Storytelling, Identity, Social Change
Sixteen students arrive at Bon Air Juvenile Correctional Center to a 10-foot-high chain-link fence laced with razor wire. They identify themselves and the gate ratchets open. Guards greet them just inside the nondescript brick building, verify they’re allowed on-site, and search everyone. Only IDs and jackets are allowed beyond this point. The guards alert their counterparts in the dining hall and the women’s residential cottage and the students enter.
At first glance, it may not seem like these 16 University students have much in common with the residents they meet at Bon Air. But as they begin to share stories of comfort and safety, of family and friends, it’s soon apparent that the lives of teenagers — whether inside these austere walls or at a liberal arts college less than five miles away — maybe aren’t so different.
Those connections, built over personal stories shared in a safe community, are the idea behind Storytelling, Identity, and Social Change, a First-Year Seminar taught by Terry Dolson of the Bonner Center for Civic Engagement.
Contrary to what most would claim about this generation, Dolson says being self-revelatory doesn’t come easy for her students.
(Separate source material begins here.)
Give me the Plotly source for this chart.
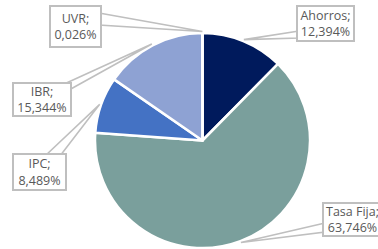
import math
import plotly.graph_objects as go

labels = ["Ahorros", "Tasa Fija", "IPC", "IBR", "UVR"]
values = [12.394, 63.746, 8.489, 15.344, 0.026]
value_text = ["12,394%", "63,746%", "8,489%", "15,344%", "0,026%"]
colors = ["#001A5C", "#7A9F9C", "#4472C4", "#8EA2D3", "#B4C0E2"]

W, H = 378, 249
cx, cy, r = 202.5, 140.5, 107.5

# label boxes in pixels (x0, y0, x1, y1)
boxes = {
    "Ahorros": (296, 5, 355, 42),
    "Tasa Fija": (322, 202, 383, 237),
    "IPC": (12, 153, 67, 191),
    "IBR": (12, 82, 72, 117),
    "UVR": (49, 5, 102, 48),
}
# callout pointer bases (pixels)
bases = {
    "Ahorros": [(299, 31), (299, 38)],
    "Tasa Fija": [(325, 223), (325, 232)],
    "IPC": [(45, 156), (60, 156)],
    "IBR": [(62, 85), (69, 90)],
    "UVR": [(99, 13), (99, 25)],
}

def px(x, y):
    return x / W, (H - y) / H

fig = go.Figure(go.Pie(
    labels=labels, values=values, sort=False, direction="clockwise", rotation=0,
    marker=dict(colors=colors, line=dict(color="white", width=2.5)),
    textinfo="none", hoverinfo="none", showlegend=False,
    domain=dict(x=[(cx - r) / W, (cx + r) / W], y=[(H - cy - r) / H, (H - cy + r) / H]),
))

total = sum(values)
cum = 0.0
shapes = []
annotations = []
border = "#BFBFBF"
for lab, v, vt in zip(labels, values, value_text):
    mid = (cum + v / 2) / total
    cum += v
    th = 2 * math.pi * mid
    rr = r + 1.5
    tx, ty = cx + rr * math.sin(th), cy - rr * math.cos(th)
    (b1x, b1y), (b2x, b2y) = bases[lab]
    p0 = px(tx, ty); p1 = px(b1x, b1y); p2 = px(b2x, b2y)
    shapes.append(dict(
        type="path", xref="paper", yref="paper",
        path=f"M {p1[0]} {p1[1]} L {p0[0]} {p0[1]} L {p2[0]} {p2[1]} Z",
        fillcolor="white", line=dict(color=border, width=1.6), layer="above"))
    x0, y0, x1, y1 = boxes[lab]
    c = px((x0 + x1) / 2, (y0 + y1) / 2)
    annotations.append(dict(
        x=c[0], y=c[1], xref="paper", yref="paper", xanchor="center", yanchor="middle",
        text=f"{lab};<br>{vt}", showarrow=False, align="center",
        width=x1 - x0 - 6, height=y1 - y0 - 6, borderpad=1,
        bgcolor="white", bordercolor=border, borderwidth=2,
        font=dict(family="Open Sans", size=12.5, color="#595959")))

fig.update_layout(
    width=W, height=H, margin=dict(l=0, r=0, t=0, b=0),
    paper_bgcolor="white", plot_bgcolor="white",
    shapes=shapes, annotations=annotations,
)
fig.write_html("out.html", post_script="document.body.style.margin='0';",
               config={"displayModeBar": False})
Maybe it’s the personal nature of the stories, or the in-person contact that doesn’t allow for a perfectly crafted, social media-ready message, but, she says, “there are some real contradictions there.”
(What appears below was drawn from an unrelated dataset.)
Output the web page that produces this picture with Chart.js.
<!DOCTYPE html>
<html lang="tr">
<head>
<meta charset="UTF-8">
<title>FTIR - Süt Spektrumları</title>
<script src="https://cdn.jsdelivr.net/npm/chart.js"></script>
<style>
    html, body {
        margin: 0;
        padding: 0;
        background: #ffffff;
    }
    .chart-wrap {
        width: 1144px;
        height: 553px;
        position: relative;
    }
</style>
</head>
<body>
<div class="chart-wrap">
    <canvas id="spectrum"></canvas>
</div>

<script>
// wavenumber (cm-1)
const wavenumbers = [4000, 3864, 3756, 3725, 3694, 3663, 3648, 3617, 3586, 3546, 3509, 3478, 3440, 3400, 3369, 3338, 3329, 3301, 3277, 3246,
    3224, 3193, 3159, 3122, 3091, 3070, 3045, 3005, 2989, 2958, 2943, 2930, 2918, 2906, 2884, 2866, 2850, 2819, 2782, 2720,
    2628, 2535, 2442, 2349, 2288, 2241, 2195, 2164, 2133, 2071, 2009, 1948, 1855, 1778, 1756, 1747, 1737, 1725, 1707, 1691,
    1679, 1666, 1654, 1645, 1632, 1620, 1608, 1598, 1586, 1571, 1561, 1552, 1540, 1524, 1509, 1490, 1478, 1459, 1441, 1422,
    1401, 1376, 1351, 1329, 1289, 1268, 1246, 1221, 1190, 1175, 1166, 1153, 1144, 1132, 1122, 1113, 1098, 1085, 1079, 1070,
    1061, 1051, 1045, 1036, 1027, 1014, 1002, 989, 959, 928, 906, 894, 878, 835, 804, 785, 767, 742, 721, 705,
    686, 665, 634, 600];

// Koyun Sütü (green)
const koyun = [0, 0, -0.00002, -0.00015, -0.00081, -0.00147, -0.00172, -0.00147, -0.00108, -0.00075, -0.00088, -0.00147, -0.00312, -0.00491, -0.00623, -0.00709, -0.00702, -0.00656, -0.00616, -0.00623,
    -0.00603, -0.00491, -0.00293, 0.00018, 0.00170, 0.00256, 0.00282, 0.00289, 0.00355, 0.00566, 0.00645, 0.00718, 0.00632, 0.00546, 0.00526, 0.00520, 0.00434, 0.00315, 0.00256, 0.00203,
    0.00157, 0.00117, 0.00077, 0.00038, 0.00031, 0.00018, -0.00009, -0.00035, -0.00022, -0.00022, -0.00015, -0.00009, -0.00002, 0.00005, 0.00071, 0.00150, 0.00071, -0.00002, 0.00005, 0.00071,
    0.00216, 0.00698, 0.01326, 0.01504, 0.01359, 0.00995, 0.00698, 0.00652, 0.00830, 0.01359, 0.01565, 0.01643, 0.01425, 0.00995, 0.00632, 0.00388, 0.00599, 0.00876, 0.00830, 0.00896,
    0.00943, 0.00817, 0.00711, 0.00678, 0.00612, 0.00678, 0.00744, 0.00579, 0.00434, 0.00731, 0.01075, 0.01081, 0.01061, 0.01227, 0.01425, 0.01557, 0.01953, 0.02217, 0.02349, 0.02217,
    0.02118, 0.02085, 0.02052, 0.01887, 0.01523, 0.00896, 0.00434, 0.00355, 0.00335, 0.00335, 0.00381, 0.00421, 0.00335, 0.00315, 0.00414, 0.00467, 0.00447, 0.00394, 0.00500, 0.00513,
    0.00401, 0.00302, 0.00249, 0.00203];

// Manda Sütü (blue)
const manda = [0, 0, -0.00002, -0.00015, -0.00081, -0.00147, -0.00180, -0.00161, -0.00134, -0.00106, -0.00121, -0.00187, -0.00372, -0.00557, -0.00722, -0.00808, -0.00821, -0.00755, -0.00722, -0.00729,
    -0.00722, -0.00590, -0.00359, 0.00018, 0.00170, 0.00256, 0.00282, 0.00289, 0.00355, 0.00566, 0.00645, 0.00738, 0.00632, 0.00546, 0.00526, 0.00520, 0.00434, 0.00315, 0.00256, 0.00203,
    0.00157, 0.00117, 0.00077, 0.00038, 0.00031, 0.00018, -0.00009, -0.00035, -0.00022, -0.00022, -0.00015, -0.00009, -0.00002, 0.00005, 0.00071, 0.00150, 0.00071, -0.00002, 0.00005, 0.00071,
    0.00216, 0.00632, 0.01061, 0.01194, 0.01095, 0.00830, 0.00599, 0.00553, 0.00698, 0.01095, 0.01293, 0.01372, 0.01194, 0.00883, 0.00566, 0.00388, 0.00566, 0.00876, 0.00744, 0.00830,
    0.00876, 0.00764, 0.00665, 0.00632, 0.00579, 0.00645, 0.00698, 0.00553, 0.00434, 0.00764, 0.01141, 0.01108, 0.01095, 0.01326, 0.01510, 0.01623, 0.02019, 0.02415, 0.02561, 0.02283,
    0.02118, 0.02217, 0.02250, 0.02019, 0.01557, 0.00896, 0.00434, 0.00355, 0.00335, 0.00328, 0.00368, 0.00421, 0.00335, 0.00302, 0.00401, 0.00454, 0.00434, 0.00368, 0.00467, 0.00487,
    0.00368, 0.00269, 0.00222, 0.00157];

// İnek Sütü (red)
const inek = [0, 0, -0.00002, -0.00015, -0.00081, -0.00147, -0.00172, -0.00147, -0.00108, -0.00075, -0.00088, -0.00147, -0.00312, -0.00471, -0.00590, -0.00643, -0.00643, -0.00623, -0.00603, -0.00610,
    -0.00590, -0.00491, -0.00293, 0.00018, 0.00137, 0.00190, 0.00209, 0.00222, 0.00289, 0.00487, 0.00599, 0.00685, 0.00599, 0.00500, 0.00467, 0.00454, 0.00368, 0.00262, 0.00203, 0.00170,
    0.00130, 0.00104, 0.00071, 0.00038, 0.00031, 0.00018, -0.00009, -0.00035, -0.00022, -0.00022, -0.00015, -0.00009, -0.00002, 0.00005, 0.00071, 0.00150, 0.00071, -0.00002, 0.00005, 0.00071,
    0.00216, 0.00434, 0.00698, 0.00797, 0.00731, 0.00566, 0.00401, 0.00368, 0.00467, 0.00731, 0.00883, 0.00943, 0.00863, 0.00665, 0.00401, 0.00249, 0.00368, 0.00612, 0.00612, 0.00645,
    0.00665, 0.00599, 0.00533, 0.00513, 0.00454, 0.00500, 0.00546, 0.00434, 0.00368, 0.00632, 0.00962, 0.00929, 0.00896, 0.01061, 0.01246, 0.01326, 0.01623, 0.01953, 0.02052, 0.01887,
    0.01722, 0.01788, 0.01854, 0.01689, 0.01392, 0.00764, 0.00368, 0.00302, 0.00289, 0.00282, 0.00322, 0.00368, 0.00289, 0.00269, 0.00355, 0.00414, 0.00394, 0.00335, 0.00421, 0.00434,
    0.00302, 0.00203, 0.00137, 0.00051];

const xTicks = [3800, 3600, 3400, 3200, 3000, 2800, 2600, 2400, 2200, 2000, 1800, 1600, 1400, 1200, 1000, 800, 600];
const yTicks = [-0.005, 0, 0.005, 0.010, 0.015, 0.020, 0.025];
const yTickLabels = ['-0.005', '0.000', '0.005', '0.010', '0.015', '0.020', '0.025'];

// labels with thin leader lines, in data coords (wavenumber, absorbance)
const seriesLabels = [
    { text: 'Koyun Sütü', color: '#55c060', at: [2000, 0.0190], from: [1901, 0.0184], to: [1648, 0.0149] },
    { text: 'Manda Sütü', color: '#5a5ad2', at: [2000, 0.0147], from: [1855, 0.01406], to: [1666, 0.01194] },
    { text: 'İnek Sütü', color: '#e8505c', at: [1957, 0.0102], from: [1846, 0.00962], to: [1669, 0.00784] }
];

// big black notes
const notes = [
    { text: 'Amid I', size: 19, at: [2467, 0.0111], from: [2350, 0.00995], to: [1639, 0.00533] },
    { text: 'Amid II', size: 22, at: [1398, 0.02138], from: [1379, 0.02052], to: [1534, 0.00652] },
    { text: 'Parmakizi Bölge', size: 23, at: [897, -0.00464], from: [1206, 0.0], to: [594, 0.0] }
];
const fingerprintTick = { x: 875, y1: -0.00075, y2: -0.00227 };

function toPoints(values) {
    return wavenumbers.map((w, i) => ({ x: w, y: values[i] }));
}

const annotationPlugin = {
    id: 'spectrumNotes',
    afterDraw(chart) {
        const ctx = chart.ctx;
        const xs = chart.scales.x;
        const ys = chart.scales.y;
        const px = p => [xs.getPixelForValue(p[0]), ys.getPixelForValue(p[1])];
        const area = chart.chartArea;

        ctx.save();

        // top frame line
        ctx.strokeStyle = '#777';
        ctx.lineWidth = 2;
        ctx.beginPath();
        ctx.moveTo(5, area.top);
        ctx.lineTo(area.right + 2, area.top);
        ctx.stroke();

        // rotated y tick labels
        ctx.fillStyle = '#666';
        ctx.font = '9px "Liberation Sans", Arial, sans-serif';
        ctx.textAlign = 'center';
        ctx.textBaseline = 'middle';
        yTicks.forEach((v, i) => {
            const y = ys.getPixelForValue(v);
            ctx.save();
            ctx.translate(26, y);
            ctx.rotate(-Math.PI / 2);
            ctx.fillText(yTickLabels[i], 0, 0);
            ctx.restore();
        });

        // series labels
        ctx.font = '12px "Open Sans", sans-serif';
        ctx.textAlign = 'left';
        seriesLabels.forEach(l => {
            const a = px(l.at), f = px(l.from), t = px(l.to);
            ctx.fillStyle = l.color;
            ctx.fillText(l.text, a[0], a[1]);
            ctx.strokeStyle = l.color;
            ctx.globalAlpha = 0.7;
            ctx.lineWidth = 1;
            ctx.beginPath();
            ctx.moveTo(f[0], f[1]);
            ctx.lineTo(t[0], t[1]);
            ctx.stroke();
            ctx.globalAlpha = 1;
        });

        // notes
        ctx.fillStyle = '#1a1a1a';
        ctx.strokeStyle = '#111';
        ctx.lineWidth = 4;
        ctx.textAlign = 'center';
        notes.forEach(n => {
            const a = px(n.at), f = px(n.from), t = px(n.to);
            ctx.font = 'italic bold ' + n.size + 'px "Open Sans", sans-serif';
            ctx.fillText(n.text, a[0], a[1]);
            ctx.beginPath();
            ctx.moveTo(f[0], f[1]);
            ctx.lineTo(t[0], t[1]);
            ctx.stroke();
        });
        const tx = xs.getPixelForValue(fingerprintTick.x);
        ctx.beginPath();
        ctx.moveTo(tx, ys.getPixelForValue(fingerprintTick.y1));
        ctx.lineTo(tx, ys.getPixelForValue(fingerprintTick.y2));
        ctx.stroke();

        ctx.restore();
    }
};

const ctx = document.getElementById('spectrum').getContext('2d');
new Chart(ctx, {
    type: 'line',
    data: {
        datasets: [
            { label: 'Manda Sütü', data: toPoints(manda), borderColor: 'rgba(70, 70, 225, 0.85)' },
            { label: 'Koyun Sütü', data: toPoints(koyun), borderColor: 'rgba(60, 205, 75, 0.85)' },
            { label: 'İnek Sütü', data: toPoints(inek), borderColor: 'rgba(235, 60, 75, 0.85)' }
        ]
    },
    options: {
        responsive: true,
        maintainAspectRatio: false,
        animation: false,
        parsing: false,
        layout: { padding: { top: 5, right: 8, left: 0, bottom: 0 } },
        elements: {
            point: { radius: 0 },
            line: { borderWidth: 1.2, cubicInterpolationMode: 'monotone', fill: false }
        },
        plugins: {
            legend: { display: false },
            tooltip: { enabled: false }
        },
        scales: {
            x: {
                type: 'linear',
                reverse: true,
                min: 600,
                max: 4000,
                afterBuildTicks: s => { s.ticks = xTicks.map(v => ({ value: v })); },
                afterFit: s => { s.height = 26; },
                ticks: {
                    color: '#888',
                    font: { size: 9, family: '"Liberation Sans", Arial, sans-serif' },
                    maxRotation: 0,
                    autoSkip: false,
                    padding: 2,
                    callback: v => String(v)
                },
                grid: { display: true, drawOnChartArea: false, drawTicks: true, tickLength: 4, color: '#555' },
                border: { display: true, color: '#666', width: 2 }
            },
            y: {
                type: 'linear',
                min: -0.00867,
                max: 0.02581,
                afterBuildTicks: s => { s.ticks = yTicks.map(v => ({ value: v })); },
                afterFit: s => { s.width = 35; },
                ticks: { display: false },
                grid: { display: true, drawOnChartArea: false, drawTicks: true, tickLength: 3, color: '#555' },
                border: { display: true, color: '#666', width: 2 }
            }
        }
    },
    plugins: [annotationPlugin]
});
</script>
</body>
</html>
To help her students practice telling thoughtful stories and build trust in their audience, Dolson begins the course with a series of storytelling prompts around simple topics: remember a time when you felt safe or remember the first time you ate a food you hated.
“I try to get them to place it in time and place,” she says. “Keep it simple; don’t try to make it too complicated. A story is just something that has, at this stage, a beginning, a middle, an end, and a person.”
Other students in the class practice active listening — being present and paying deep attention to the storyteller before repeating the story back to the teller.
They then take these storytelling and listening skills to Bon Air, where they mentor residents preparing for release in the coming weeks.
“So many of the girls and the young men are like them in their interests,” Dolson says. “One of the things students have been saying is how it would be awful to be only known for one story, one episode from your life, and for that to be your whole identity. And that’s kind of what happens to kids who end up in Bon Air. It’s where kids go when they’ve been convicted of a crime and have to serve time.”
Dolson hopes these conversations encourage Richmond students to recognize and value their own privileges and, perhaps, begin thinking about how others could have more access to the same opportunities.
That’s the turning point where she prompts the class to consider storytelling in a broader context — namely, can social change movements benefit from effective storytelling? In class, she cites examples from the Holocaust and emancipation to sexual assault prevention and, of course, the problems in the justice system.
“So much in academia is about de-personalizing so you can be objective. But facts don’t change hearts and minds,” she says. “In order to make change on a large scale, you have to win people over, to care enough about the cause to take risks, because change is so hard. Personal stories have a huge place in doing that.”